Dans un livre à paraître dont un large extrait a été publié dans La Presse du lundi 12 mai, Alain Dubuc invite les souverainistes du Québec à « déposer les armes ». Il incite en outre les souverainistes du Parti Québécois à « cesser de faire de la souveraineté du Québec leur objectif premier ».
Il réclame l’abandon par les souverainistes de leur projet d’indépendance nationale aux fins d’assurer « l’avènement d’une seconde Révolution tranquille », « d’une révolution économique et sociale qui serait vouée à l’échec si nous n’entreprenons aussi une autre révolution, une révolution politique ».
En ma qualité de chef du Parti Québécois et au nom des membres du Parti Québécois qu’Alain Dubuc interpelle, je réponds que nous n’avons pas l’intention de déposer les armes. Nous sommes fermement convaincus du devoir que nous avons de persévérer dans la quête du pays du Québec. Et c’est ce devoir de persévérer, assumé par bien des générations avant nous, qui m’anime profondément aujourd’hui dans ma volonté, partagée par des millions de Québécois, de faire accéder le Québec au concert des nations libres et souveraines.
Le vrai changement politique pour le Québec sera celui qui lui permettra justement d’être libre et souverain et de s’affranchir d’un régime politique qui limite considérablement sa capacité d’agir, tant à l’intérieur de ses frontières que dans le monde. Alain Dubuc fait le constat que le Québec a des « retards à combler » et qu’il doit « prendre des virages difficiles ». Il demande aux Québécois d’être animés par le même dynamisme et la même audace que la Révolution tranquille des années 60. À ce constat et à cette demande, je réponds que c’est à l’intérieur du Canada que les retards à combler ont pris naissance et que les virages difficiles n’ont pu être pris.
Et c’est le geste de faire du Québec un pays qui sera le choix le plus dynamique et le geste le plus audacieux à proposer aux Québécois!
Nous, souverainistes, ne renoncerons pas aussi facilement que M. Dubuc le souhaiterait à ce qui est non seulement un rêve et un espoir, mais aussi un projet. Nous ne renoncerons pas à poursuivre, par la voix démocratique, une lutte d’émancipation nationale qui est une trajectoire dont nous avons le droit de ne pas dévier et qui est celle que l’on est en droit d’inviter les Québécois à suivre.
Nous ne ménagerons pas d’énergies à définir un projet de pays, à nous réinterroger sur ses fondements et ses raisons, à en revoir les termes, parce que c’est en ces termes que nous envisageons toujours de redéfinir le débat national, et non pas, pour reprendre la formule de M. Dubuc, « en fonction de ce que le Québec était, mais en fonction de ce qu’il a réussi, de ce qu’il veut et de ce qu’il peut ».
Ce que le Québec peut à l’intérieur du Canada, c’est trop peu.
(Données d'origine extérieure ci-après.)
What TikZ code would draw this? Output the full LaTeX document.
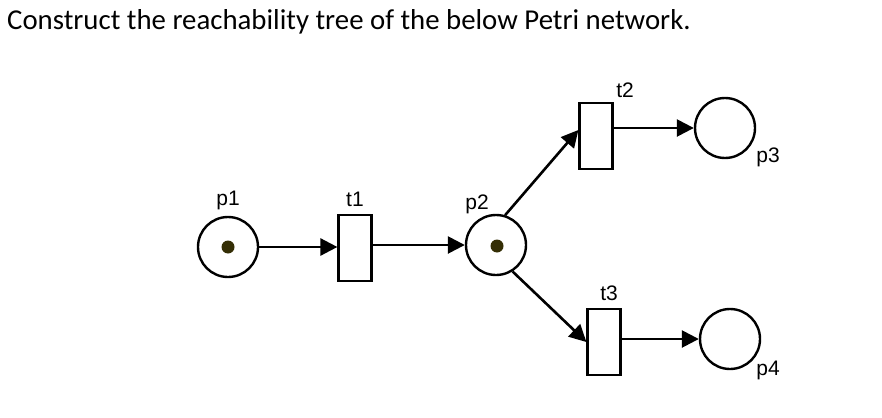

Ce qu’il veut, et ce qu’il veut réussir, suppose, pour nous les souverainistes, qu’il dispose de l’ensemble des pouvoirs et des instruments pour décider lui-même de ses orientations économiques, sociales et culturelles, dans une perspective de développement humain et durable.
Vous suggérez qu’en abandonnant le combat souverainiste qui ne mène nulle part, on le remplace par un autre combat qui mènerait plus loin. Permettez-moi de sourire. Dans le combat du fédéralisme et de son renouvellement, sous toutes ses formes, de toutes les façons et sous tous les vocables, le Québec a déjà donné. Sans succès d’ailleurs. Le Canada n’est pas réformable.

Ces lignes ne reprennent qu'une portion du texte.